Clive: SME owners can be reluctant to do this, but there’s nothing wrong in giving a realistic assessment of what you’ve created. If you made a mistake that affected income, be honest with the buyer, saying “We had a bit of a balls up there, but we learned from it, and it won’t happen again.”

What is the thing that buyers don’t do that they should do?

Clive: I’ve got one word answer for that: integration. All too often, companies buy a business but haven’t planned properly what to do with it. They fail to retain key staff. They try to squeeze the new firm into their ways of working and things go wrong. They ask their existing sales staff to suddenly sell a load of new products, meet resistance and sales drop.

What should firms be aware of when choosing an M&A advisor?

Clive: Some fairly significant players’ business model is to sign up an owner, charge a monthly retainer, and then provide a very poor, drawn-out service. I know of one man who was told his business was worth one million pounds, he paid £6,000 per month to the advisor, and they got one offer a £40,000 for his firm.

We just take a small upfront fee, and if we don’t sell the business, we don’t get any more money. It doesn’t benefit us to have a company sitting around for 18 months.

When we sold one of our businesses, we met with an advisor who claimed to know all about our sector. But when we quizzed him, he didn’t even recognize one of the basic terms used. So be wary of firms claiming they know about things they don’t. Don’t go with a firm just because they’ve sold a lot of businesses in a year. If they took on 200 but sold 20, that hit rate is terrible. And how much did they sell them for, relative to client expectations?

You’ve worked with lots of entrepreneurs and set up and sold several businesses yourselves. What lessons have you learned about running a company?

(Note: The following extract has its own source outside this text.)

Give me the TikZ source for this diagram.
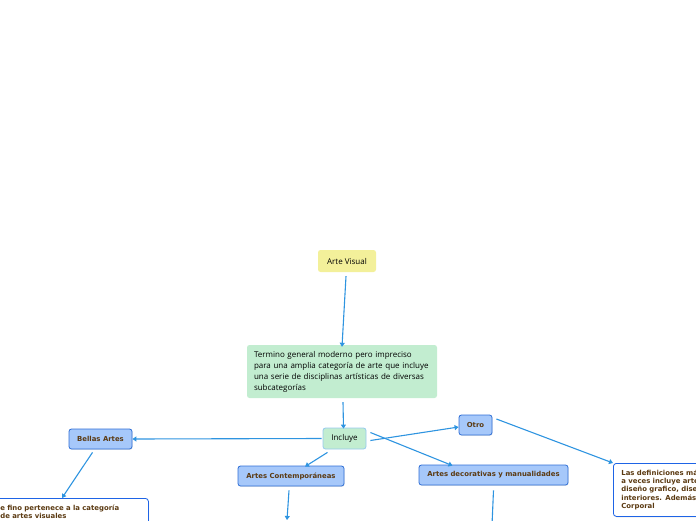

Rob: Only through failures, do you become successful, in the end. They peg out the boundaries that you don’t cross ever again.

A fast buck is impossible. You have to build brick by brick, to be disciplined enough to be able to say, “Right, I’ve put that one brick down, and even though I haven’t earned any money yet, I’m going to do the next one.” After all, if you try and build a house in one day, you fail, don’t you?